I welcome the introduction of the four-day game if it is going to give young batsmen the opportunity to develop an innings properly instead of being forced into "one-day-style cricket" in pursuit of bonus points. Perhaps, too, it will reduce the number of contrived finishes, although the weather will always provide instances of final-day forfeitures.
There is no excuse, though, when forfeitures become no more than a means to obtaining a result after two days of stalemate. I can understand the player's point of view. There is nothing worse than passing through an afternoon towards an inevitable draw in any kind of cricket. But when collusions, primed declarations and forfeitures make a nonsense of all that has gone before, it is not cricket. There were some marvellous Championship matches last year, played to an exciting finish, which resulted purely and simply from positive cricket, positive attitudes and skilful captaincy.

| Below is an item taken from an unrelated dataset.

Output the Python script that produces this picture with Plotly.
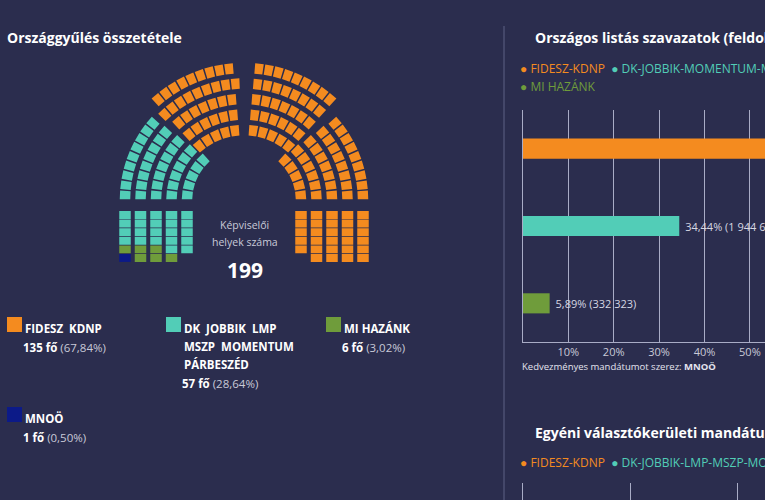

Not retained under contract by Yorkshire, Boycott said late last year that he had retired from first-class cricket. It is not easy to imagine a season without him, especially with four-day Championship matches just around the corner. I have a feeling he will be back, for Yorkshire even.
Last year also saw the retirement of the Australian fast bowler, Jeff Thomson. Devotees of the unquotable one-liner will be sad to see him go, but no batsman. In 51 Tests he took 200 wickets at 28.00; only five Australians have taken more; and in 21 Tests against England he took exactly 100 wickets. In all first-class cricket he took 675 wickets at 26.46.

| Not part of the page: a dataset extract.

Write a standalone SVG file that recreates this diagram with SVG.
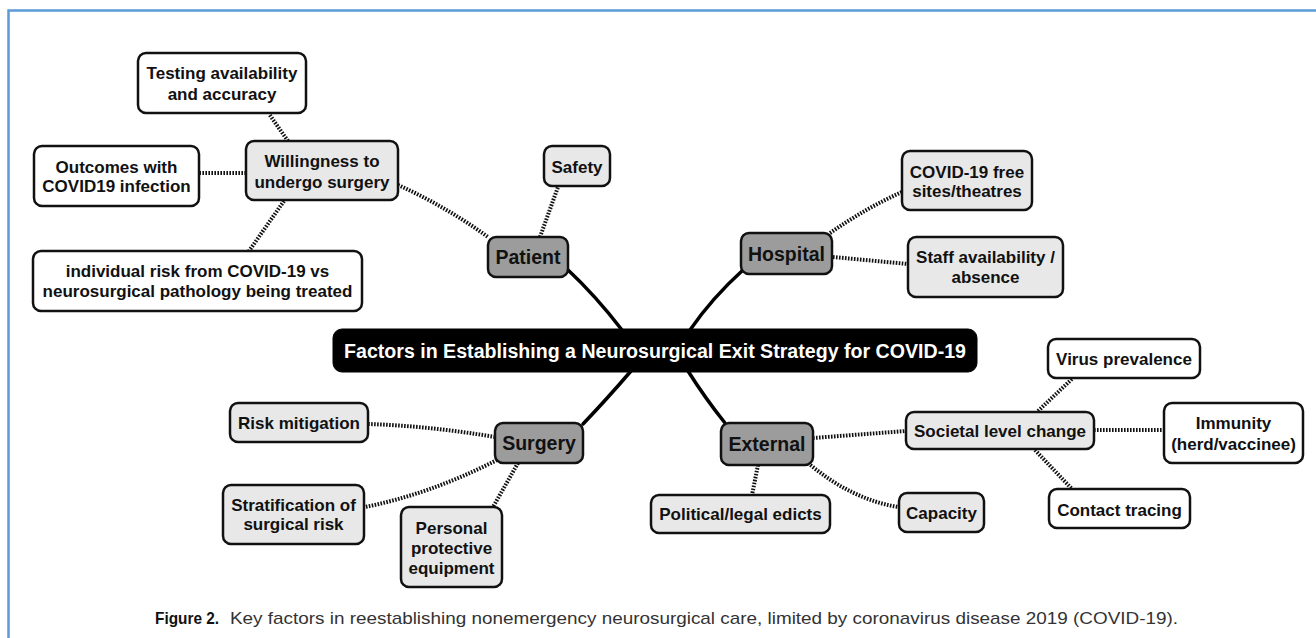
<svg xmlns="http://www.w3.org/2000/svg" width="1316" height="638" viewBox="0 0 1316 638">
<style>
  .box { stroke: #111; stroke-width: 2.5; }
  .white { fill: #ffffff; }
  .light { fill: #e8e8e8; }
  .hub { fill: #9c9c9c; }
  .center { fill: #000000; stroke: #000; stroke-width: 1; }
  .t { font-family: "Liberation Sans", Arial, sans-serif; font-weight: bold; font-size: 17px; fill: #111; text-anchor: middle; }
  .th { font-family: "Liberation Sans", Arial, sans-serif; font-weight: bold; font-size: 19.5px; fill: #111; text-anchor: middle; }
  .title { font-family: "Liberation Sans", Arial, sans-serif; font-weight: bold; font-size: 19.5px; fill: #fff; text-anchor: middle; }
  .dot { fill: none; stroke: #111; stroke-width: 4; stroke-dasharray: 1.6 1.4; }
  .solid { fill: none; stroke: #000; stroke-width: 3.5; stroke-linecap: round; }
  .cap { font-family: "Liberation Sans", Arial, sans-serif; font-size: 17px; fill: #333; }
  .capb { font-family: "Liberation Sans", Arial, sans-serif; font-size: 17px; font-weight: bold; fill: #111; }
</style>
<rect x="0" y="0" width="1316" height="638" fill="#ffffff"/>
<path d="M8.5,640 L8.5,10.5 L1320,10.5" fill="none" stroke="#5b9bd5" stroke-width="2.5"/>

<g id="connectors">
  <path class="solid" d="M566,268 Q596,296 622,330"/>
  <path class="solid" d="M743,270 Q712,298 690,330"/>
  <path class="solid" d="M583,424 Q606,400 631,371"/>
  <path class="solid" d="M725,423 Q705,398 688,371"/>
  <path class="dot" d="M288,141 L269,114"/>
  <path class="dot" d="M246,173 L200,173"/>
  <path class="dot" d="M284,201 L249,251"/>
  <path class="dot" d="M398,185 Q445,206 488,237"/>
  <path class="dot" d="M540,237 L558,187"/>
  <path class="dot" d="M830,233 Q866,208 902,192"/>
  <path class="dot" d="M833,257 L908,264"/>
  <path class="dot" d="M495,437 Q430,426 368,424"/>
  <path class="dot" d="M497,460 Q430,494 365,507"/>
  <path class="dot" d="M518,463 L493,507"/>
  <path class="dot" d="M758,465 L752,495"/>
  <path class="dot" d="M808,463 Q852,500 899,507"/>
  <path class="dot" d="M813,438 L906,431"/>
  <path class="dot" d="M1038,411 L1073,378"/>
  <path class="dot" d="M1094,430 L1164,430"/>
  <path class="dot" d="M1035,450 L1072,489"/>
</g>

<g id="center">
  <rect class="center" x="333" y="329" width="644" height="43" rx="9"/>
  <text class="title" x="655" y="357.5" textLength="622" lengthAdjust="spacingAndGlyphs">Factors in Establishing a Neurosurgical Exit Strategy for COVID-19</text>
</g>

<g id="patient">
  <rect class="box hub" x="488" y="237" width="80" height="40" rx="8"/>
  <text class="th" x="528" y="264">Patient</text>
</g>
<g id="hospital">
  <rect class="box hub" x="741" y="233" width="91" height="41" rx="8"/>
  <text class="th" x="786.5" y="261">Hospital</text>
</g>
<g id="surgery">
  <rect class="box hub" x="495" y="423" width="88" height="40" rx="8"/>
  <text class="th" x="539" y="450">Surgery</text>
</g>
<g id="external">
  <rect class="box hub" x="721" y="423" width="92" height="42" rx="8"/>
  <text class="th" x="767" y="451">External</text>
</g>

<g id="testing">
  <rect class="box white" x="138" y="53" width="168" height="60" rx="8"/>
  <text class="t" x="222" y="79">Testing availability</text>
  <text class="t" x="222" y="100">and accuracy</text>
</g>
<g id="willingness">
  <rect class="box light" x="246" y="141" width="152" height="59" rx="8"/>
  <text class="t" x="322" y="167">Willingness to</text>
  <text class="t" x="322" y="188">undergo surgery</text>
</g>
<g id="outcomes">
  <rect class="box white" x="34" y="146" width="165" height="60" rx="8"/>
  <text class="t" x="116.5" y="173">Outcomes with</text>
  <text class="t" x="116.5" y="192">COVID19 infection</text>
</g>
<g id="individual">
  <rect class="box white" x="33" y="251" width="329" height="60" rx="8"/>
  <text class="t" x="197.5" y="277">individual risk from COVID-19 vs</text>
  <text class="t" x="197.5" y="297">neurosurgical pathology being treated</text>
</g>
<g id="safety">
  <rect class="box light" x="544" y="146" width="66" height="40" rx="8"/>
  <text class="t" x="577" y="173">Safety</text>
</g>
<g id="covidfree">
  <rect class="box light" x="902" y="151" width="130" height="59" rx="8"/>
  <text class="t" x="967" y="178">COVID-19 free</text>
  <text class="t" x="967" y="197">sites/theatres</text>
</g>
<g id="staff">
  <rect class="box light" x="908" y="237" width="155" height="60" rx="8"/>
  <text class="t" x="985.5" y="263">Staff availability /</text>
  <text class="t" x="985.5" y="283">absence</text>
</g>
<g id="riskmitigation">
  <rect class="box light" x="230" y="403" width="138" height="39" rx="8"/>
  <text class="t" x="299" y="429">Risk mitigation</text>
</g>
<g id="stratification">
  <rect class="box light" x="223" y="485" width="141" height="59" rx="8"/>
  <text class="t" x="293.5" y="511">Stratification of</text>
  <text class="t" x="293.5" y="530">surgical risk</text>
</g>
<g id="ppe">
  <rect class="box light" x="401" y="507" width="101" height="80" rx="8"/>
  <text class="t" x="451.5" y="534">Personal</text>
  <text class="t" x="451.5" y="554">protective</text>
  <text class="t" x="451.5" y="574">equipment</text>
</g>
<g id="political">
  <rect class="box light" x="651" y="495" width="179" height="38" rx="8"/>
  <text class="t" x="740.5" y="520">Political/legal edicts</text>
</g>
<g id="capacity">
  <rect class="box light" x="899" y="493" width="85" height="39" rx="8"/>
  <text class="t" x="941.5" y="519">Capacity</text>
</g>
<g id="societal">
  <rect class="box light" x="906" y="412" width="188" height="37" rx="8"/>
  <text class="t" x="1000" y="437">Societal level change</text>
</g>
<g id="virus">
  <rect class="box white" x="1048" y="339" width="152" height="39" rx="8"/>
  <text class="t" x="1124" y="365">Virus prevalence</text>
</g>
<g id="immunity">
  <rect class="box white" x="1164" y="403" width="139" height="60" rx="8"/>
  <text class="t" x="1233.5" y="429">Immunity</text>
  <text class="t" x="1233.5" y="450">(herd/vaccinee)</text>
</g>
<g id="contact">
  <rect class="box white" x="1049" y="489" width="141" height="39" rx="8"/>
  <text class="t" x="1119.5" y="516">Contact tracing</text>
</g>

<g id="caption">
  <text class="capb" x="155" y="624" textLength="64" lengthAdjust="spacingAndGlyphs">Figure 2.</text>
  <text class="cap" x="230" y="624" textLength="948" lengthAdjust="spacingAndGlyphs">Key factors in reestablishing nonemergency neurosurgical care, limited by coronavirus disease 2019 (COVID-19).</text>
</g>
</svg>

Off the field, but never far away from it, D.B. Carr retired as Secretary of the TCCB after a life devoted to cricket. He made his first-class début at eighteen, playing for England against Australia in the Victory Test of 1945 at Lord's, and in 1951-52 he played in two Tests against India, captaining England at Madras. After being assistant secretary and secretary of Derbyshire, he became an Assistant Secretary of MCC in 1962 and then in 1974 was appointed Secretary of the newly formed Test and County Cricket Board.
He is succeeded by A.C. Smith, who carries the designation of Chief Executive rather than Secretary, an indication perhaps that he is responsible for a business organisation, not a club. Previously secretary of Warwickshire, since 1976, and a Test selector, "A.C." played six times for England as wicket-keeper on E.R. Dexter's MCC tour of Australia and New Zealand in 1962-63.

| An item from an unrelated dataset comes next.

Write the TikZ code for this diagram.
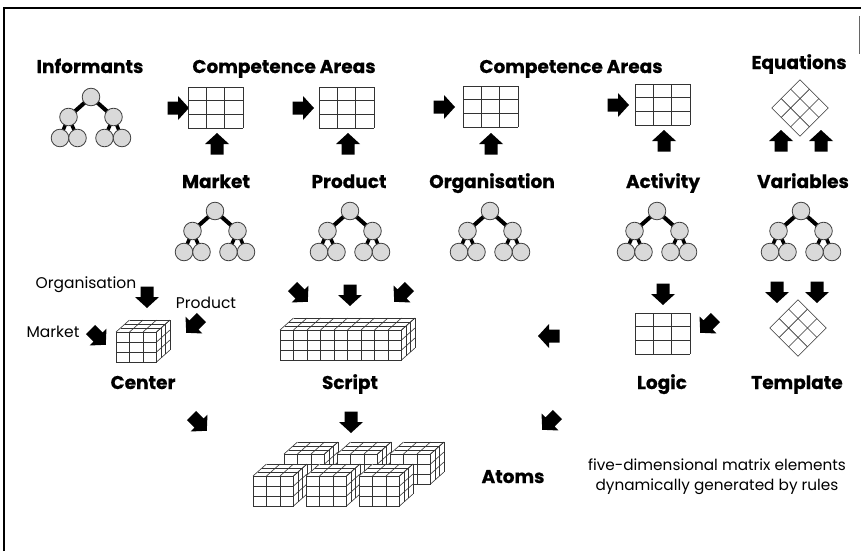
\documentclass[tikz,border=0pt]{standalone}
\usepackage{fontspec}
\setmainfont{Poppins}
\newfontfamily\heavyfont{Poppins}[BoldFeatures={FakeBold=0.6}]
\begin{document}
\begin{tikzpicture}[x=1pt,y=-1pt,
  gridline/.style={draw=black!80,line width=0.6pt},
  frameline/.style={draw=black,line width=1.6pt},
  treelink/.style={draw=black,line width=4pt},
  treenode/.style={draw=black!75,line width=0.8pt,fill=black!15},
  blockarrow/.style={fill=black},
  title/.style={font=\heavyfont\bfseries\fontsize{18.5}{20}\selectfont,anchor=base},
  note/.style={font=\fontsize{15.5}{17}\selectfont,anchor=base},
  caption/.style={font=\fontsize{15.3}{18}\selectfont,anchor=base}]

% page area and frame
\useasboundingbox (0,0) rectangle (861,551);
\fill[white] (0,0) rectangle (861,551);
\draw[frameline] (4,551) -- (4,8) -- (861,8);
\draw[black!60,line width=0.8pt] (859,16) -- (859,54);

% ---------- drawing helpers ----------
% fat block arrow centred at (x,y), direction given in degrees
\newcommand\fatarrow[3]{%
  \fill[blockarrow,shift={(#1,#2)},rotate=#3]
    (-10.5,-6.5) -- (0,-6.5) -- (0,-12) -- (11,0) -- (0,12) -- (0,6.5) -- (-10.5,6.5) -- cycle;}
% flat 3x3 table with top-left corner at (x,y)
\newcommand\flatgrid[2]{%
  \begin{scope}[shift={(#1,#2)}]
    \fill[white] (0,0) rectangle (55,41);
    \foreach \i in {0,1,2,3} \draw[gridline] (\i*55/3,0) -- (\i*55/3,41);
    \foreach \j in {0,1,2,3} \draw[gridline] (0,\j*41/3) -- (55,\j*41/3);
  \end{scope}}
% 3x3 table turned on its corner, centred at (x,y)
\newcommand\diamondgrid[2]{%
  \begin{scope}[shift={(#1,#2)},rotate=45]
    \foreach \i in {0,1,2,3} \draw[gridline] (-20+\i*40/3,-20) -- (-20+\i*40/3,20);
    \foreach \j in {0,1,2,3} \draw[gridline] (-20,-20+\j*40/3) -- (20,-20+\j*40/3);
  \end{scope}}
% block of cells: front face top-left at (x,y), #3 columns, 3 rows, 3 layers
\newcommand\cellblock[3]{%
  \begin{scope}[shift={(#1,#2)}]
    \pgfmathsetmacro\bw{#3*13.5}
    \fill[white] (0,0) -- (0,30) -- (\bw,30) -- (\bw+13.5,18) -- (\bw+13.5,-12) -- (13.5,-12) -- cycle;
    \foreach \i in {0,...,#3} \draw[gridline] (\i*13.5,0) -- (\i*13.5,30);
    \foreach \j in {0,1,2,3} \draw[gridline] (0,\j*10) -- (\bw,\j*10);
    \foreach \i in {0,...,#3} \draw[gridline] (\i*13.5,0) -- ++(13.5,-12);
    \foreach \k in {1,2,3} \draw[gridline] (\k*4.5,-\k*4) -- ++(\bw,0);
    \foreach \j in {0,1,2,3} \draw[gridline] (\bw,\j*10) -- ++(13.5,-12);
    \foreach \k in {1,2,3} \draw[gridline] (\bw+\k*4.5,-\k*4) -- ++(0,30);
  \end{scope}}
% binary tree of seven nodes, root at (x,y)
\newcommand\nodetree[2]{%
  \begin{scope}[shift={(#1,#2)}]
    \draw[treelink] (0,0) -- (-22.5,20) (0,0) -- (22.5,20);
    \draw[treelink,line width=3.5pt] (-22.5,20) -- (-31,41) (-22.5,20) -- (-13.5,41)
                                  (22.5,20) -- (13.5,41) (22.5,20) -- (31,41);
    \foreach \p in {(0,0),(-22.5,20),(22.5,20),(-31,41),(-13.5,41),(13.5,41),(31,41)}
      \filldraw[treenode] \p circle (8.8);
  \end{scope}}

% ---------- top row ----------
\node[title] (informants) at (90,73) {Informants};
\node[title] (compA) at (284,73) {Competence Areas};
\node[title] (compB) at (571,73) {Competence Areas};
\node[title] (equations) at (799,69) {Equations};

\nodetree{91}{97}
\fatarrow{178}{108}{0}   \flatgrid{188}{87}  \fatarrow{217}{144}{90}
\fatarrow{303}{108}{0}   \flatgrid{319}{87}  \fatarrow{348}{144}{90}
\fatarrow{444}{107}{0}   \flatgrid{463}{86}  \fatarrow{491}{144}{90}
\fatarrow{618}{105}{0}   \flatgrid{635}{84}  \fatarrow{664}{141}{90}
\diamondgrid{800}{108}   \fatarrow{781}{141}{90} \fatarrow{821}{141}{90}

% ---------- middle row ----------
\node[title] (market) at (216,188) {Market};
\node[title] (product) at (349,188) {Product};
\node[title] (organisation) at (492,188) {Organisation};
\node[title] (activity) at (663,188) {Activity};
\node[title] (variables) at (803,188) {Variables};

\nodetree{215}{211}
\nodetree{350}{211}
\nodetree{490}{211}
\nodetree{657}{211}
\nodetree{801}{211}

% ---------- third row ----------
\node[note] (orgnote) at (86,288) {Organisation};
\node[note] (prodnote) at (206,308) {Product};
\node[note] (marknote) at (53,337) {Market};
\fatarrow{147}{297}{270}
\fatarrow{194}{325}{225}
\fatarrow{98}{337}{315}
\cellblock{116}{332}{3}

\fatarrow{300}{294}{315}
\fatarrow{350}{295}{270}
\fatarrow{402}{294}{225}
\cellblock{280}{330}{9}

\fatarrow{549}{336}{180}

\fatarrow{663}{294}{270}
\flatgrid{635}{313}
\fatarrow{708}{325}{225}

\fatarrow{777}{292}{270}
\fatarrow{817}{292}{270}
\diamondgrid{798}{328}

\node[title] (center) at (143,389) {Center};
\node[title] (script) at (350,389) {Script};
\node[title] (logic) at (662,389) {Logic};
\node[title] (template) at (797,389) {Template};

% ---------- bottom row ----------
\fatarrow{199}{423}{315}
\fatarrow{351}{422}{270}
\fatarrow{550}{422}{225}

\cellblock{284}{454}{3}
\cellblock{337}{454}{3}
\cellblock{390}{454}{3}
\cellblock{253}{476}{3}
\cellblock{306}{476}{3}
\cellblock{359}{476}{3}

\node[title] (atoms) at (513,483) {Atoms};
\node[caption] (capA) at (717,470) {five-dimensional matrix elements};
\node[caption] (capB) at (717,490) {dynamically generated by rules};
\end{tikzpicture}
\end{document}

If these Notes seem a catalogue of concerns, they are so because I am concerned about cricket: for the quality of cricket as I am for the quality of life. I do not see the game in isolation but in relation to what is happening in our society. That is, for me, a great part of cricket's attraction. Therefore it does concern me when, for example, I perceive a drift towards more limited-overs cricket, not just in England but internationally; because if cricket does indeed reflect stages of social history, our lives too must become more and more restricted to a set number of permutations.
When the American short-story and baseball writer, Ring Lardner, died, Scott Fitzgerald wrote that "Ring moved in the company of a few dozen illiterates playing a boy's game. A boy's game with no more possibilities than a boy could master. A game bounded by walls which kept out danger, change or adventure."
Cricket must always be more than that. So must life.